Suburbs of Our Discontent

Thoreau on Shakespeare, My Daughter on the Myth of Eternity



I went to Walden Pond with my kids yesterday. Thoreau is awesome for so many reasons, not least of which is his affection for Mr. Shakespeare:

"True, we have declared our independence, and gained our liberty, but we have dissolved only the political bonds which connected us with Great Britain; though we have rejected her tea she still supplies us with food for the mind. Milton and Shakspeare, Cowper and Johnson, with their kindred spirits, have done and are still doing as much for the advancement of literature, and the establishment of a pure and nervous language, on this as on the other side of the water."

—Henry David Thoreau, unpublished essay, 1836, from Early Essays and Miscellanies, eds.

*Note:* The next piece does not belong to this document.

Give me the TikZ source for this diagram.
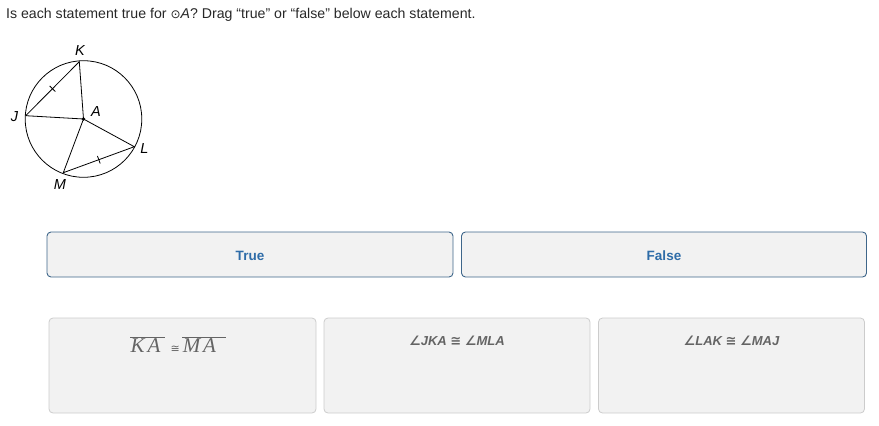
\documentclass[tikz,border=0pt]{standalone}
\usepackage{fontspec}
\setmainfont{Liberation Sans}
\newfontfamily\symf{DejaVu Sans}
\newfontfamily\serf{Liberation Serif}
\usetikzlibrary{calc}
\definecolor{boxfill}{RGB}{242,242,242}
\definecolor{tfborder}{RGB}{62,102,138}
\definecolor{tftext}{RGB}{46,108,168}
\definecolor{cardborder}{RGB}{204,204,204}
\definecolor{cardtext}{RGB}{100,100,100}
\definecolor{titletext}{RGB}{40,40,40}
\tikzset{
  fs/.style={font=\fontsize{#1}{#1}\selectfont},
  pt/.style={font=\fontsize{14.5}{14.5}\selectfont\itshape, inner sep=0pt},
  geo/.style={line width=0.8pt, black},
  target/.style={draw=tfborder, fill=boxfill, line width=0.9pt, rounded corners=4pt, minimum height=45pt},
  tflabel/.style={font=\fontsize{13.5}{13.5}\selectfont\bfseries, text=tftext, inner sep=0pt},
  card/.style={draw=cardborder, fill=boxfill, line width=0.8pt, rounded corners=4pt, minimum width=266pt, minimum height=95pt},
  cardlabel/.style={text=cardtext, inner sep=0pt, font=\fontsize{13}{13}\selectfont\bfseries\itshape}
}
\newcommand{\ovl}[1]{$\overline{\hbox{\serf\itshape\fontsize{21}{21}\selectfont #1}}$}
\begin{document}
\begin{tikzpicture}[x=1pt,y=-1pt]
\useasboundingbox (0,0) rectangle (879,426);
\node[anchor=base west, inner sep=0pt, text=titletext, fs=14.15] (title) at (6,18) {Is each statement true for {\symf\fontsize{12}{12}\selectfont ⊙}\textit{A}? Drag “true” or “false” below each statement.};
% geometry
\coordinate (A) at (83.5,119);
\coordinate (K) at (79.3,61.7);
\coordinate (J) at (25.7,115.7);
\coordinate (L) at (134.3,146.7);
\coordinate (M) at (63.3,172.7);
\draw[geo] (A) circle (58.3pt);
\draw[geo] (J) -- (K) -- (A) -- (J);
\draw[geo] (A) -- (M) -- (L) -- (A);
\fill (A) circle (1.8pt);
\draw[geo] ($(J)!0.5!(K)!4pt!90:(K)$) -- ($(J)!0.5!(K)!4pt!-90:(K)$);
\draw[geo] ($(M)!0.5!(L)!4pt!90:(L)$) -- ($(M)!0.5!(L)!4pt!-90:(L)$);
\node[pt] (lK) at (80,51) {K};
\node[pt] (lJ) at (14.5,116.5) {J};
\node[pt] (lA) at (96,111.5) {A};
\node[pt] (lL) at (144.5,149) {L};
\node[pt] (lM) at (60,185) {M};
% targets
\node[target, minimum width=406pt] (true) at (250,254.5) {};
\node[target, minimum width=405pt] (false) at (664,254.5) {};
\node[tflabel] (truet) at (250,256) {True};
\node[tflabel] (falset) at (664,256) {False};
% cards
\node[card, minimum width=267pt] (c1) at (182.5,365.5) {};
\node[card] (c2) at (457,365.5) {};
\node[card] (c3) at (731.5,365.5) {};
\node[text=cardtext, inner sep=0pt, anchor=base west] (t1) at (130,352.5) {\ovl{\kern0.5pt K\kern3pt A\kern4pt}\kern6pt{\symf\fontsize{11}{11}\selectfont ≅}\kern2.5pt\ovl{\kern0.5pt M\kern3pt A\kern10pt}};
\node[cardlabel, anchor=base] (t2) at (457,345.5) {{\symf\bfseries ∠}JKA {\symf\bfseries ≅} {\symf\bfseries ∠}MLA};
\node[cardlabel, anchor=base] (t3) at (731.5,345.5) {{\symf\bfseries ∠}LAK {\symf\bfseries ≅} {\symf\bfseries ∠}MAJ};
\end{tikzpicture}
\end{document}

Joseph J. Modenhauer and Edwin Moser, with Alexander C. Kern, 1974

To paraphrase: Doesn't matter what shit goes down between us and England; Shakespeare is and always will be AWESOME.

To Thoreau I say yeah, baby.

While in literary la-la land, I asked my five-year-old, "Why do you think there's a statue of Thoreau?"

She replied "So that people don't forget him."

Yes, exactly!

But then she took another look at the statue, dramatically turned away from it, and yelled "HA HA HA! I've forgotten all of him!" Then she ran off towards the ice cream truck.